_MATERIAL TO PROCESS_
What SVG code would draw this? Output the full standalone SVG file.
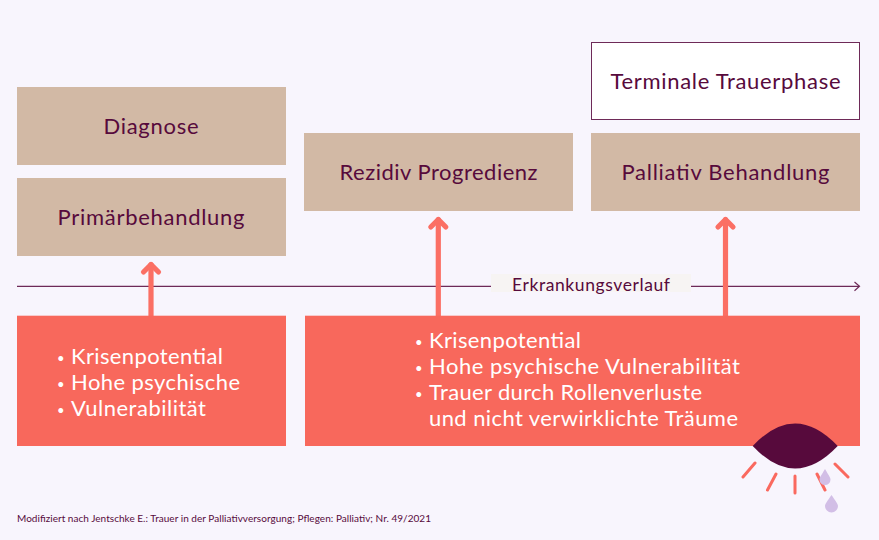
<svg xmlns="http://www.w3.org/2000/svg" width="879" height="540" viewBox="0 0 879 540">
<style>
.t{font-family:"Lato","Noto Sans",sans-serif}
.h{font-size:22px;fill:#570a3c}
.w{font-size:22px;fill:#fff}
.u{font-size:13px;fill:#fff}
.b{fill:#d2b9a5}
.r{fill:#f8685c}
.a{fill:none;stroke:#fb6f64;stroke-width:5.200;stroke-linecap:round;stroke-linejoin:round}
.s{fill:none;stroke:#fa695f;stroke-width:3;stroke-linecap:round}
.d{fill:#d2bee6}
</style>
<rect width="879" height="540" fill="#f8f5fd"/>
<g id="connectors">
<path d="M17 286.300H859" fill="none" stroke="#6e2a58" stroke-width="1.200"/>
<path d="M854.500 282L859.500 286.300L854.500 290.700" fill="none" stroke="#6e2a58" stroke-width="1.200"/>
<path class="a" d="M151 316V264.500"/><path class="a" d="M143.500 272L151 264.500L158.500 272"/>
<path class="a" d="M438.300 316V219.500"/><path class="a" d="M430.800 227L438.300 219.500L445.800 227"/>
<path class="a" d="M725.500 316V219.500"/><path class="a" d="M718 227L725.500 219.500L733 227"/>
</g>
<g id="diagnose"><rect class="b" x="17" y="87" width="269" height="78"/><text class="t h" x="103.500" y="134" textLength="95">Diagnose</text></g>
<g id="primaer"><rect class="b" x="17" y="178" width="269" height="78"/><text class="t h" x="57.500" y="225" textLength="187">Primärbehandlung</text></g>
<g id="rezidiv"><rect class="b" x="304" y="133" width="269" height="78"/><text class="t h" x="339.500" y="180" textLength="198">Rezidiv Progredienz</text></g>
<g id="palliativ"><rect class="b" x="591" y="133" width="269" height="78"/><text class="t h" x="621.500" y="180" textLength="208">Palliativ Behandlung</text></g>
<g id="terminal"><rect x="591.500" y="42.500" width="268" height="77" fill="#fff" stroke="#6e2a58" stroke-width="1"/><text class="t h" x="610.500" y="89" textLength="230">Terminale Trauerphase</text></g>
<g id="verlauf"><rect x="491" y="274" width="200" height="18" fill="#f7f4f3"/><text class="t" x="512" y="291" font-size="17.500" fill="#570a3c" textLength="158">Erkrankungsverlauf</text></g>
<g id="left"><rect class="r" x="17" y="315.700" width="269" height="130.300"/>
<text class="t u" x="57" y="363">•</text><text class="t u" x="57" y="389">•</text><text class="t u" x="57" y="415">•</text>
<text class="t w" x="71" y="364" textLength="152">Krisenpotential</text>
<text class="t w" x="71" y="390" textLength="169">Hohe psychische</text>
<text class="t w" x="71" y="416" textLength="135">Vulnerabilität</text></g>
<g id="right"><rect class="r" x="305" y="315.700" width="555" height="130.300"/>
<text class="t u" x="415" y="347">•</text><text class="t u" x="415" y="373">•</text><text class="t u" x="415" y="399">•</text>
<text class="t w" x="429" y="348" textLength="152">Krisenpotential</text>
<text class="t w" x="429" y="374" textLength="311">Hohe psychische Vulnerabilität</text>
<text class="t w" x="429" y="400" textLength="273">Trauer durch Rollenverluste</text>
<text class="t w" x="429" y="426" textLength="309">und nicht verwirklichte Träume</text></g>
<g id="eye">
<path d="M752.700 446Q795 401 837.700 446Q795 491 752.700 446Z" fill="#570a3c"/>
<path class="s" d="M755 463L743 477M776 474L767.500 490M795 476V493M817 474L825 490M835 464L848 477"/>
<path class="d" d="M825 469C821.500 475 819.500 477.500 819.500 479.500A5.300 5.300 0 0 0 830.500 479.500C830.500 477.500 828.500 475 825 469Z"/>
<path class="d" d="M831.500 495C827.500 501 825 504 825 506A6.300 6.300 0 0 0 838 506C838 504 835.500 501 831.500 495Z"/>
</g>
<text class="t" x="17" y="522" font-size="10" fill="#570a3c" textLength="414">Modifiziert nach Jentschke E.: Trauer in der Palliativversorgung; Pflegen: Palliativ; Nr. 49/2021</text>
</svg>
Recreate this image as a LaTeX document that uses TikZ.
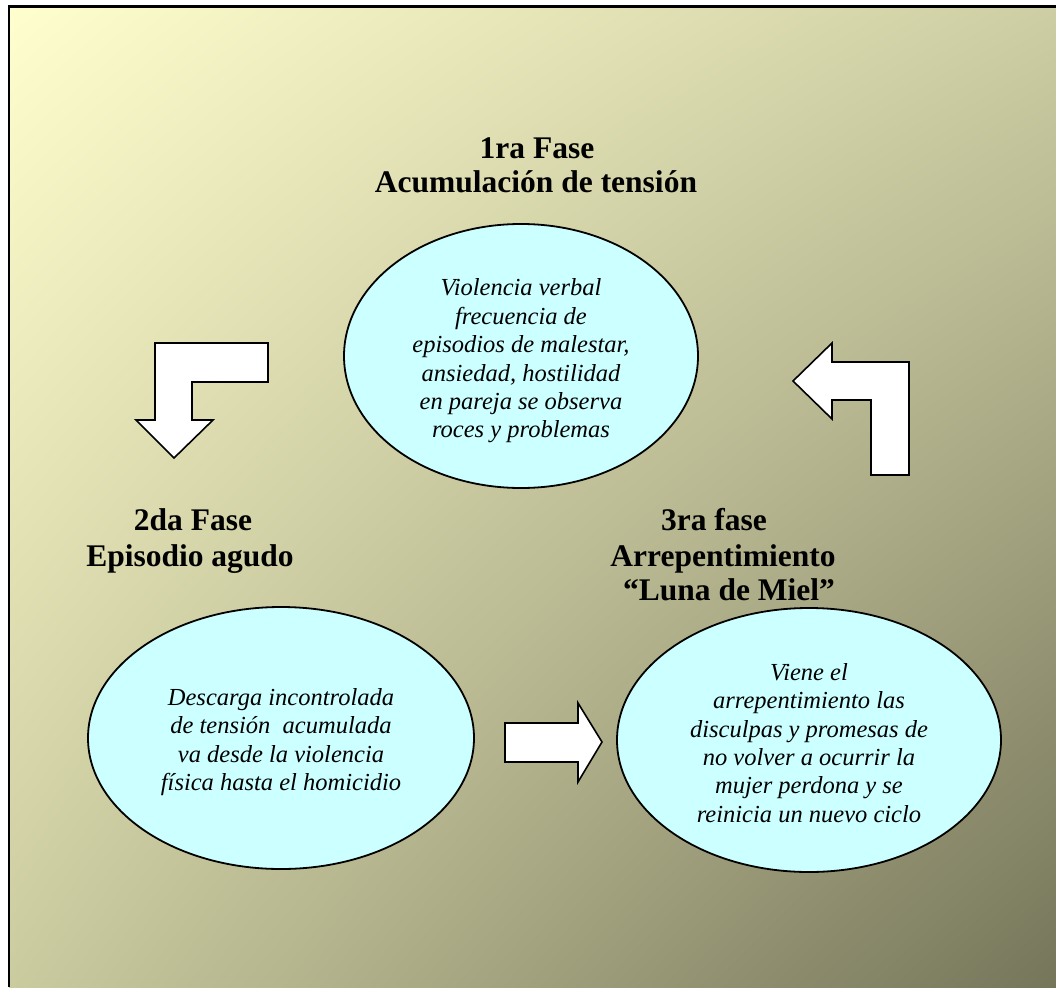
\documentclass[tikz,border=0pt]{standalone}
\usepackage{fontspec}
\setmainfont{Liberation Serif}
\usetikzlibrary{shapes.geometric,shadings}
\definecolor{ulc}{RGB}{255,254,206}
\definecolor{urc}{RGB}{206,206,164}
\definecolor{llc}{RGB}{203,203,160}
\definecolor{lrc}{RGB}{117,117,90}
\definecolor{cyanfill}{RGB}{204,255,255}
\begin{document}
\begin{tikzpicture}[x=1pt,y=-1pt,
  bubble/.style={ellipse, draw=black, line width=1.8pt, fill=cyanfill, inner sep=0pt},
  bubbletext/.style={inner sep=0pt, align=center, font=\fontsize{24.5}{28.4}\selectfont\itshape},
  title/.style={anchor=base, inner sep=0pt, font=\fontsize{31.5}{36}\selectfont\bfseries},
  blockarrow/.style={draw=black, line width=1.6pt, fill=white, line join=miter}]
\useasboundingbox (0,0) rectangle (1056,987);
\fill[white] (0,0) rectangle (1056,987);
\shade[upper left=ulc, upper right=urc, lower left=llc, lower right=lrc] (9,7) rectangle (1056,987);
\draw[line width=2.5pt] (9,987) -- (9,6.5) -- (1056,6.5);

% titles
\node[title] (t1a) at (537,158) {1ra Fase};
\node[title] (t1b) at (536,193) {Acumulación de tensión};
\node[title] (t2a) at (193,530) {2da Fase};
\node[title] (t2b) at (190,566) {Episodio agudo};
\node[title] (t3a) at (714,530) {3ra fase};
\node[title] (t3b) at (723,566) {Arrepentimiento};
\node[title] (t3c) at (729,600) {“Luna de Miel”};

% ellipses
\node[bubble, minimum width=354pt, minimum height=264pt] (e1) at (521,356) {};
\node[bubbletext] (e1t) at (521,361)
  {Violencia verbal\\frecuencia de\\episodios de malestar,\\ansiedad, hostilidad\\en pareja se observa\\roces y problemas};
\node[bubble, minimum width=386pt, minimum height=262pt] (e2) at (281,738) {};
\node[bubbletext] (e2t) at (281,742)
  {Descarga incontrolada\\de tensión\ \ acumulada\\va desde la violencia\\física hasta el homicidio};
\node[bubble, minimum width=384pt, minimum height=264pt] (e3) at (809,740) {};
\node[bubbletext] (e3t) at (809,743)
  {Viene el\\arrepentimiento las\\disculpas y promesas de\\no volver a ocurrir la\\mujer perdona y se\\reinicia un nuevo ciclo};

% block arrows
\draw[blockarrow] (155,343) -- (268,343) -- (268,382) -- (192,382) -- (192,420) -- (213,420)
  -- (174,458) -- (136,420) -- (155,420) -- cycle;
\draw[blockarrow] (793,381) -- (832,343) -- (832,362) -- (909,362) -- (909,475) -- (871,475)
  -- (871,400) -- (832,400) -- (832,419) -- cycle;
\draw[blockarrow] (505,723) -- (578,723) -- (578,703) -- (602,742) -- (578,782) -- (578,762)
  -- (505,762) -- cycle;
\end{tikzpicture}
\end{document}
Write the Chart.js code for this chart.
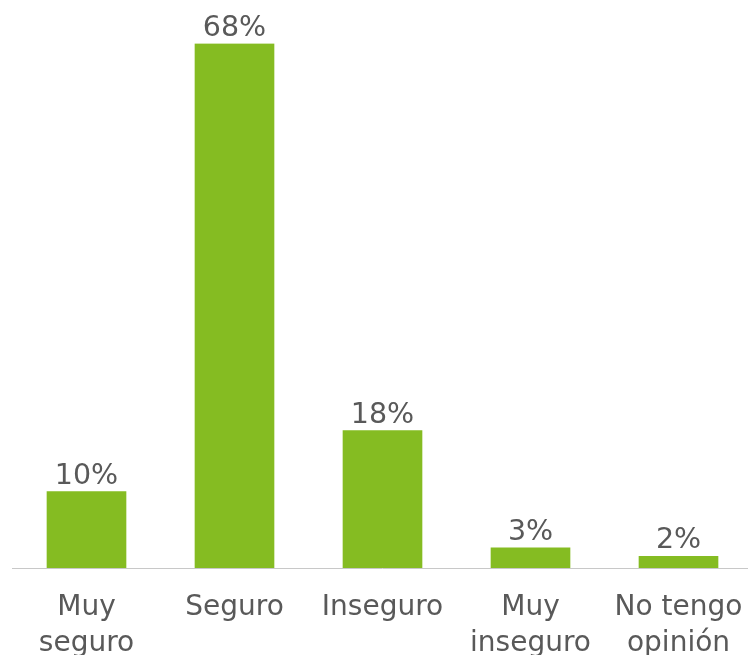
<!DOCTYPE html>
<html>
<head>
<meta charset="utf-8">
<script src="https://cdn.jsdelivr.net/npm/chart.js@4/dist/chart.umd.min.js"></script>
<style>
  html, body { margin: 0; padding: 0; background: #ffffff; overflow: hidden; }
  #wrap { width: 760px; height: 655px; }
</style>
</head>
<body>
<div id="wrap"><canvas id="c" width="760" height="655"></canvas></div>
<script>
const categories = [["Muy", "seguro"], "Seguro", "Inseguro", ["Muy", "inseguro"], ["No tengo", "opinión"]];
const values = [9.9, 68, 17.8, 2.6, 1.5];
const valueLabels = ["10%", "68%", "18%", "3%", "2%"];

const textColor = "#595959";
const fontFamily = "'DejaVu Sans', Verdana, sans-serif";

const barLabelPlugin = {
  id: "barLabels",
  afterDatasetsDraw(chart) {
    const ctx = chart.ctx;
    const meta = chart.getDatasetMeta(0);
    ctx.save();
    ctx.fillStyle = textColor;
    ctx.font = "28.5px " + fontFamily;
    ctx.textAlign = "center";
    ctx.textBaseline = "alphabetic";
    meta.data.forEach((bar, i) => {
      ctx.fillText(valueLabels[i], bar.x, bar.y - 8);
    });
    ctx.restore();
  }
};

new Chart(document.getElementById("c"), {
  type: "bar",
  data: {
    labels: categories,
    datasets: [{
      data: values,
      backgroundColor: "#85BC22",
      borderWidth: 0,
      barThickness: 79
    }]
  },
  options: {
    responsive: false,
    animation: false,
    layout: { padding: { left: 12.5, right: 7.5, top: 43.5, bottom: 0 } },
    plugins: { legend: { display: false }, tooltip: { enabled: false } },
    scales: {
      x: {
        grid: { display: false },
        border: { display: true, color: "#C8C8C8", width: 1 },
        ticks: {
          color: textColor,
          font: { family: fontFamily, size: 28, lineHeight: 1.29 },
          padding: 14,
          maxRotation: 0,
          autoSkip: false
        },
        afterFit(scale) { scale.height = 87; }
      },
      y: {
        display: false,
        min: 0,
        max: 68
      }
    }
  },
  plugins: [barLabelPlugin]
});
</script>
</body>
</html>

_TASK STATEMENT_
Which lines contain the word "code"? Copy each one.

_SOLUTION FOR THIS PROBLEM_
What SVG code would draw this? Output the full standalone SVG file.
Write the Chart.js code for this chart.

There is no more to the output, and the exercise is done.